BOULDER, Colo. (AP) Scott Harding’s ability to roll out of the pocket either to his left or right has defenders on edge each week, because they’ve rarely encountered anything quite like this.
Not from a punter, anyway.
The 28-year-old former Australian Rules Football player turned Hawaii punter/receiver/punt returner has brought his unique style to Honolulu, making fourth down especially entertaining.
Harding dances around on punts, waiting for his coverage to sprint downfield. He’ll either scramble to his right to boot the ball or glide over to his left, since he’s just as adept with either foot.
Then there’s always this possibility: The senior faking a punt and running down the field as if he were a midfielder back in Brisbane, playing that other version of football.

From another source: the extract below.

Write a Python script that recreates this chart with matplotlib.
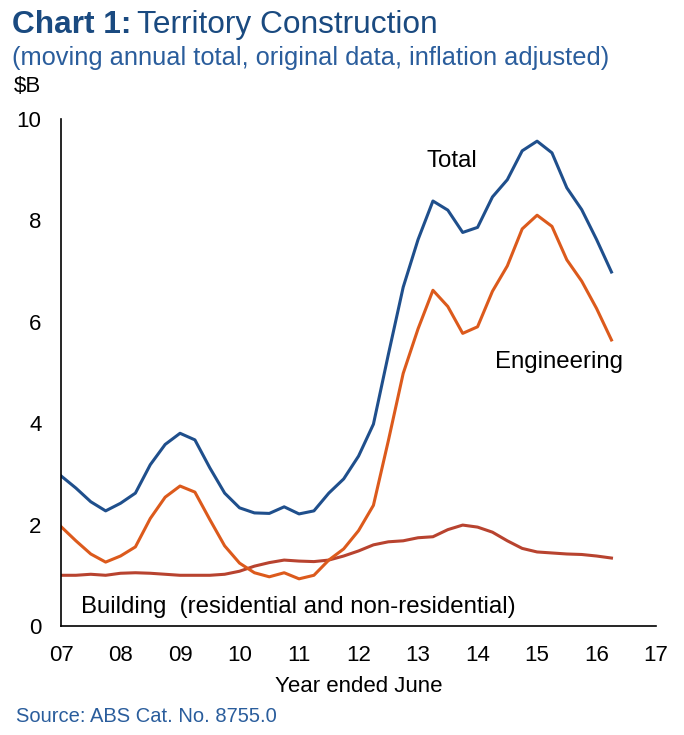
import matplotlib.pyplot as plt
import numpy as np

plt.rcParams['font.family'] = ['Liberation Sans', 'DejaVu Sans']

# quarterly observations, year ended June 2007 .. March 2016
quarters = 2007 + np.arange(38) * 0.25

total = [2.96, 2.72, 2.45, 2.27, 2.42, 2.62, 3.18, 3.58, 3.80, 3.67, 3.12, 2.62,
         2.33, 2.23, 2.22, 2.35, 2.21, 2.27, 2.62, 2.90, 3.35, 3.98, 5.35, 6.68,
         7.62, 8.38, 8.20, 7.76, 7.86, 8.46, 8.80, 9.37, 9.56, 9.33, 8.64, 8.21,
         7.62, 6.98]
engineering = [1.96, 1.68, 1.42, 1.26, 1.38, 1.56, 2.12, 2.54, 2.76, 2.64, 2.10, 1.58,
               1.24, 1.05, 0.97, 1.05, 0.93, 1.00, 1.30, 1.52, 1.88, 2.38, 3.65, 4.98,
               5.86, 6.62, 6.30, 5.77, 5.90, 6.60, 7.10, 7.83, 8.10, 7.88, 7.22, 6.80,
               6.26, 5.64]
building = [1.00, 1.00, 1.02, 1.00, 1.04, 1.05, 1.04, 1.02, 1.00, 1.00, 1.00, 1.02,
            1.08, 1.18, 1.25, 1.30, 1.28, 1.27, 1.30, 1.38, 1.48, 1.60, 1.66, 1.68,
            1.74, 1.76, 1.90, 1.99, 1.95, 1.85, 1.68, 1.53, 1.46, 1.44, 1.42, 1.41,
            1.38, 1.34]

year_ticks = np.arange(2007, 2018)
year_labels = [f"{y % 100:02d}" for y in year_ticks]

title_blue = '#1a4a80'
text_blue = '#2a5d9c'

fig = plt.figure(figsize=(6.84, 7.35), dpi=100)
fig.patch.set_facecolor('white')
ax = fig.add_axes([0.0892, 0.1483, 0.870, 0.690])

ax.plot(quarters, building, color='#b8432f', lw=2.2)
ax.plot(quarters, engineering, color='#dc5a1c', lw=2.2)
ax.plot(quarters, total, color='#1f4f8c', lw=2.2)

ax.set_xlim(2007, 2017)
ax.set_ylim(0, 10)
ax.set_xticks(year_ticks)
ax.set_xticklabels(year_labels)
ax.set_yticks(np.arange(0, 11, 2))
ax.tick_params(length=0, labelsize=16)
ax.tick_params(axis='x', pad=14)
ax.tick_params(axis='y', pad=14)
for side in ['top', 'right']:
    ax.spines[side].set_visible(False)
for side in ['left', 'bottom']:
    ax.spines[side].set_linewidth(1.2)

# series labels
ax.text(2013.15, 9.17, 'Total', fontsize=17.3, va='center')
ax.text(2014.3, 5.2, 'Engineering', fontsize=17.3, va='center')
ax.text(2007.33, 0.37, 'Building  (residential and non-residential)', fontsize=17.3, va='center')

ax.set_xlabel('Year ended June', fontsize=16, labelpad=7)

# heading
t1 = fig.text(12 / 684, 1 - 25 / 735, 'Chart 1:', fontsize=22.8, fontweight='bold',
              color=title_blue, va='center')
fig.canvas.draw()
bb = t1.get_window_extent()
fig.text(bb.x1 / fig.bbox.width + 6 / 684, 1 - 25 / 735, 'Territory Construction',
         fontsize=22.8, color=title_blue, va='center')
fig.text(12 / 684, 1 - 58 / 735, '(moving annual total, original data, inflation adjusted)',
         fontsize=18.3, color=text_blue, va='center')
fig.text(14 / 684, 1 - 87 / 735, '$B', fontsize=16, va='center')

fig.text(16 / 684, 1 - 716 / 735, 'Source: ABS Cat. No. 8755.0', fontsize=14.5,
         color=text_blue, va='center')

fig.savefig('out.png', dpi=100, facecolor='white')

”With what he can do, he’s made me think outside the box, made me be very creative,” said Rainbow Warriors special teams coordinator Chris Demarest, whose squad has a bye this weekend before playing at Rice on Oct 4. ”He’s such an anomaly.”
Punters who double as punt returners and receivers don’t come around that often. Harding is just as sure-handed as he is sure-footed, which he attributes to his days of playing Aussie Rules football, a sport similar to rugby in which players move the ball down the pitch in an attempt to kick the ball between posts.
Harding was originally drafted by the Brisbane Lions in 2005 and played five seasons for the club. After being cut, he was drafted again by Port Adelaide, where he spent one more season before ending his career.
Soon after, some friends suggested Harding get in contact with Hawaii. After all, the Rainbow Warriors already had fellow Aussie Alex Dunnachie punting for them.
”So I sent some film over of me playing Australian football,” said Harding, who began his career at Hawaii in 2011. ”I guess they liked what they saw.”
Enough to develop an entire special teams scheme around him after Demarest saw Harding messing around at practice one day, showing off his punting prowess with each foot.
”I asked Scott, `Can you do that all the time?’ He’s like, `Yeah, Coach. I can do whatever you want,”’ Demarest said.
Demarest retreated to his office, where he began inventing ways to take advantage of his ambidextrous punter. Opposing teams now have to designate a chunk of practice time to prepare for Harding’s unorthodox style. The 5-foot-11, 200-pound Harding is averaging 42.1 yards this season, simply because his end-over-end punts just keep rolling and rolling, with returners fearful of trying to scoop them up.
”I hear time and time again from other coaches just how many problems Scott causes their punt return team,” Demarest said.
Colorado coach Mike MacIntyre was certainly thinking about Harding before his team’s 21-12 win last weekend over Hawaii. He’s never seen anyone like Harding – a punter with the durability to also return punts.
”That’s a very intriguing story for me to see that,” MacIntyre said.
Harding has a 10.1-yard average on 13 punt returns. He’s also caught 10 passes for 146 yards.
And he doesn’t mind the contact, especially since he’s so well protected in American football.
”The one good thing about here is you can get lit up, but it doesn’t hurt because of all the pads you have on,” said Harding, who was named the Mountain West special teams player of the week for Sept. 15 after setting a career-high in punts (11) and punt returns (7) in a win over Northern Iowa.
Still, he gets hit a bit on punts, because once he leaves the pocket, he’s fair game even if his leg is extended.
”I’m kind of used to it,” said Harding, who has 105 career punts – 35 inside the 20 yard line – along with 92 catches and 76 punt returns. ”Sometimes they can beat me up a little bit after the punt, but that’s just part of it.”
His style of punting, though, doesn’t translate to the NFL. In college, players can leave once the ball is snapped. On the pro level, just the wide outs can release.
Still, Demarest believes there’s a spot for Harding on the next level, if some forward-thinking NFL team is willing to find creative ways to use him.
”I’ve been doing this for 27 years, up and down the East Coast, all over the place, and he has the surest hands of any guy I’ve had as a punt returner,” Demarest said. ”I hope someone gives him an opportunity, just so he can show what he can do.”